Sugar pumpkin seeds are very good for roasting, especially if they are taken from a pumpkin that is a little on the green side. Their shells are softer, and less woody, than the seeds of a Jack-O-Lantern pumpkin. When roasted, they're a lot like eating shelled sunflower seeds (at least that's what we've found).
And, this year, we also discovered they work quite nicely in place of peanuts in a brittle candy. It's another idea we picked up from the September/October 2009 addition of Tea Time Magazine, that we received back in July. Since, I let the children cut the magazine apart for our collage letters, before I remembered to save the recipes, we used the Betty Crocker recipe for peanut brittle instead.
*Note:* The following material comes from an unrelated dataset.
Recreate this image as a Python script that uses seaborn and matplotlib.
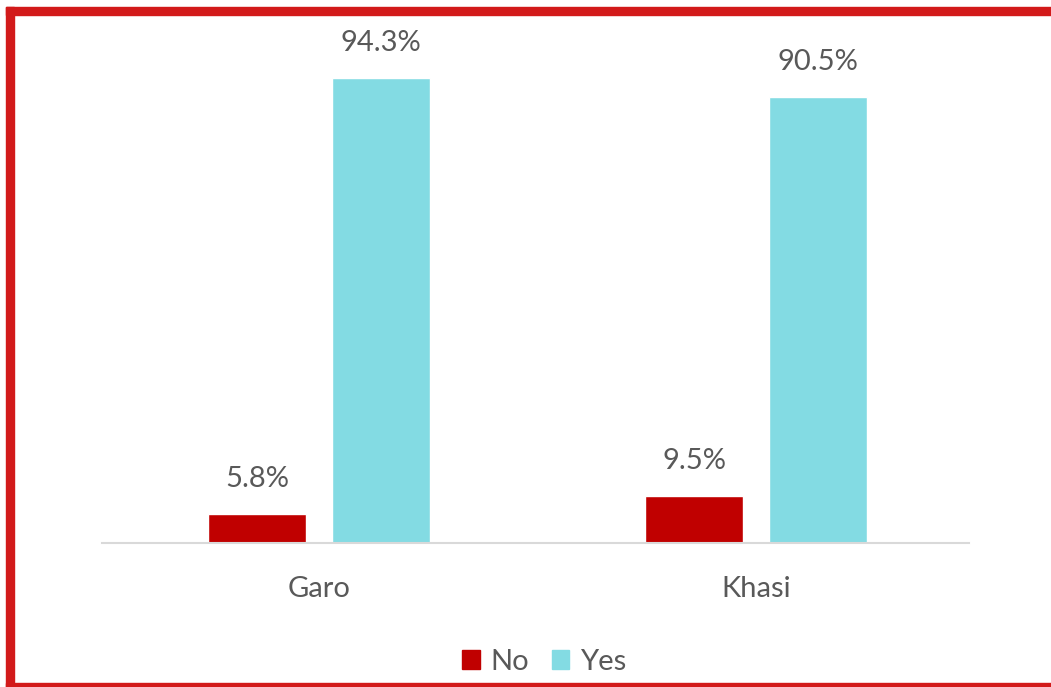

The seeds don't add much in the way of crunchiness to the candy, like peanuts would, but they infuse it with a pumpkin taste, that is quite pleasing. We used about 2/3 cup of raw seeds, for a half batch of the brittle recipe, just slipping them in where the recipe called for peanuts.
I might suggest using an entire cup of seeds, for a little better seed to candy ratio. And, once the candy is ready, it needs to be removed from the heat very quickly, because the seeds burn easily. Besides that, it's exactly like making peanut brittle, but with a nice fall twist.
It's great to be a homeschooler.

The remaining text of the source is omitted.